Quoi qu’il en fût, il faut se féliciter du poids considérable que l’opinion publique a apporté pour l’aboutissement des différents points de revendication, et cela, d’autant plus que l’on n’a eu à regretter, dans le chapitre des désordres, que quelques dérives ayant causé bris et dommages dans le chef-lieu. Heureusement, il n’y a eu ni morts, ni blessés, lors des différentes manifestations.

Il convient de signaler également l’implication des élus – toutes tendances confondues – tout au long de ces difficiles négociations. Des élus qui ont su, d’un côté, faire descendre la tension au niveau des manifestants les plus virulents pour éviter les dérapages et les affrontements physiques et, de l’autre, renouer ou maintenir, au fil des «clash», le dialogue entre les patrons et le Collectif. Ce qui ne fut pas toujours facile. L’apport financier exceptionnel des collectivités : Conseil Général (6,3 millions d’euros), Conseil Régional (17 millions d’euros) a été décisif, ce qui a facilité, ou plutôt permis, avec les 130 accords immédiats, la levée du mot d’ordre de grève générale.

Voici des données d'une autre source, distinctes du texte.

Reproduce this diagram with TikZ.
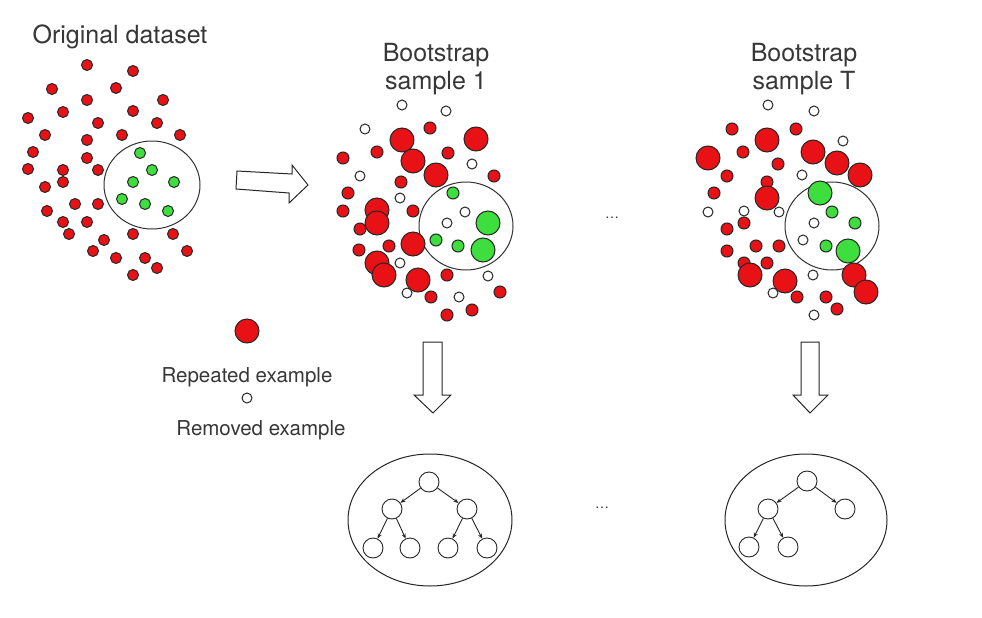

Il faut saluer ce geste qui démontre la solidarité de ces collectivités avec l’évènement.
En tout cas, une lame de fond, sorte de tsunami socio-culturel, a provoqué les vagues de ces deux mois de 2009, qui ont fait monter l’éveil des consciences.

De mémoire d’homme, on n’avait en effet jamais connu, dans l’histoire mouvementée de la Martinique, une telle mobilisation de notre peuple pour l’affirmation de sa dignité.